The new repository has moved! If you are looking for the current code which has been re-written to support the v5 api https://github.com/similar-manga/similar
This repo has both the scraping and matching utilities to find mangas which are close in content to others. The idea is to create a recommendation system outside MangaDex since there isn't one and thus allow for users to discover other content. Right now it is pretty rudimentary, but seems to give ok results most of the time. If you want to use it, please download Neko and enable recommendations inside the app or use the Chrome Extension.
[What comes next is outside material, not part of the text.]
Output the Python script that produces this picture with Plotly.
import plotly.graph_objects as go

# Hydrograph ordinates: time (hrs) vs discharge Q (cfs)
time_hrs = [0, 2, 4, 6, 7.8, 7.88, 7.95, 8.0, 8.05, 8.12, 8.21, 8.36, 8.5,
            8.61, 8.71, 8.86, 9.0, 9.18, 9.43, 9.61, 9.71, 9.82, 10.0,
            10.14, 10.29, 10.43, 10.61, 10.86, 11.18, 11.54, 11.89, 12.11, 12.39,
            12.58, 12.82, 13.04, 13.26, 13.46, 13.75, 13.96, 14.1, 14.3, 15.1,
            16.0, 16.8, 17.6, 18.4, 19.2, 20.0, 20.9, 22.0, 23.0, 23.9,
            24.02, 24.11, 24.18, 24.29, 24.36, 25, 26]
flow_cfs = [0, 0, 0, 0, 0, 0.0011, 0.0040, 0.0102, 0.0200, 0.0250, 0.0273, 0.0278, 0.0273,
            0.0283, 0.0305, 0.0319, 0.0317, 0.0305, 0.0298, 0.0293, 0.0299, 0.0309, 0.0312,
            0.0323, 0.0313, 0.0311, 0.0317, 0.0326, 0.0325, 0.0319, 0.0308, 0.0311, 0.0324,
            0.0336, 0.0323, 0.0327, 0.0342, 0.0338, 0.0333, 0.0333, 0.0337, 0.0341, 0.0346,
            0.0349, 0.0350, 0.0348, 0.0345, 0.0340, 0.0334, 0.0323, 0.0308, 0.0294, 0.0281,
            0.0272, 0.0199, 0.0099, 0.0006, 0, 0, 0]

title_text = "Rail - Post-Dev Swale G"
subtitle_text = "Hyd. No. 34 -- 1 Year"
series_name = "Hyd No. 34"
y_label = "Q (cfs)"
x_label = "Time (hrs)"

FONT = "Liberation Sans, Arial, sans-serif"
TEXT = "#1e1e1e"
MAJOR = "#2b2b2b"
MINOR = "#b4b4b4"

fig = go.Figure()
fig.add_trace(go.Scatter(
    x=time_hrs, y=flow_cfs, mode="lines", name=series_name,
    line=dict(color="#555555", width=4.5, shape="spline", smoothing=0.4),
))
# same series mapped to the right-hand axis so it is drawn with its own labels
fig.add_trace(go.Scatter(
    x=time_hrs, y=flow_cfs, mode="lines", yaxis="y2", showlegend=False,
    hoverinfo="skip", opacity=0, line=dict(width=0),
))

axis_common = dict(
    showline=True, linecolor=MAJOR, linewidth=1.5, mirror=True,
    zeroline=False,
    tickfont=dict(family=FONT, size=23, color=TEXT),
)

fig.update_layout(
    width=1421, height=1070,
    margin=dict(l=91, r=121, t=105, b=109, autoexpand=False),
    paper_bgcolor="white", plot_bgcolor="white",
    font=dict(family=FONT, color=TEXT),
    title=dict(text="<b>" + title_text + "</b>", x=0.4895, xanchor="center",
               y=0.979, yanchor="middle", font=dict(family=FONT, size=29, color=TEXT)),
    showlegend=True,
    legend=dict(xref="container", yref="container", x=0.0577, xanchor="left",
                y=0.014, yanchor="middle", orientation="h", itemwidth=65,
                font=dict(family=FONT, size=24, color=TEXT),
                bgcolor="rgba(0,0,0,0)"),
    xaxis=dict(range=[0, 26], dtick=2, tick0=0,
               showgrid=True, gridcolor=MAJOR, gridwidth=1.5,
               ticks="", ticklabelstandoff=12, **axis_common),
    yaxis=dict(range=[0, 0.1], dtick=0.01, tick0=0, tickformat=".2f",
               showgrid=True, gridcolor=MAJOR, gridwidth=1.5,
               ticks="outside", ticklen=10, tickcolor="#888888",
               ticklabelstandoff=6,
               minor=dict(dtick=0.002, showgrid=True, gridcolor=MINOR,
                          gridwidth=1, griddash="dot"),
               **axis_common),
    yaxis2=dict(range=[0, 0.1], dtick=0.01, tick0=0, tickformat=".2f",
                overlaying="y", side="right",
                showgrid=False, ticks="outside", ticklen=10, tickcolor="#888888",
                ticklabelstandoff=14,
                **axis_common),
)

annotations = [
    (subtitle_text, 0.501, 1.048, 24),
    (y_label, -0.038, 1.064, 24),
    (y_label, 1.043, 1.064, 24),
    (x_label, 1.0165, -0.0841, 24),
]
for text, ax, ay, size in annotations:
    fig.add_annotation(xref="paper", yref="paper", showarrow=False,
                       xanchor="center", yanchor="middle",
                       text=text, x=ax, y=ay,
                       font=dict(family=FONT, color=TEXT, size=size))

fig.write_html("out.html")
- Neko Android App - https://github.com/CarlosEsco/Neko
- Chrome Extension - https://chrome.google.com/webstore/detail/ghjofcifjnbpgfjbbnbeeipjlhnmbefl
- Userscript (contrib) - https://greasyfork.org/en/scripts/415324-mangadex-recommendations
The main dependencies required by the project is a Python 3 environment and the following packages:
pip3 install requests
pip3 install bs4 # no longer needed
pip3 install scikit-learn
pip3 install sent2vec # if using the bert model
-
01_scrape_mangas.py
- This will query the main Mangadex api endpoint and get the latest information for all manga on the website. Additionally, this script will query AniList to try to get any additional information. This content is then recorded to our "database" which consists of a series of JSON files. -
02_calc_similarities.py
- This will calculate the similarity between each manga and all others. We require that there is a minimum overlap of labels to narrow down bad matches. We then use term frequency–inverse document frequency (Tfidf) to score how much the title+description match. We also score based on the intersection between each manga's labels (genres, themes, demographic, etc) and combine it with the Tfidf score. We then pick the top scores that pass a threshold. Finally, we export a compressed file that can be used by Neko. -
03_inspect.py
- Small script to create a json sub-set of specified manga. Useful if you want to look at the compressed output for a specific mangadex id.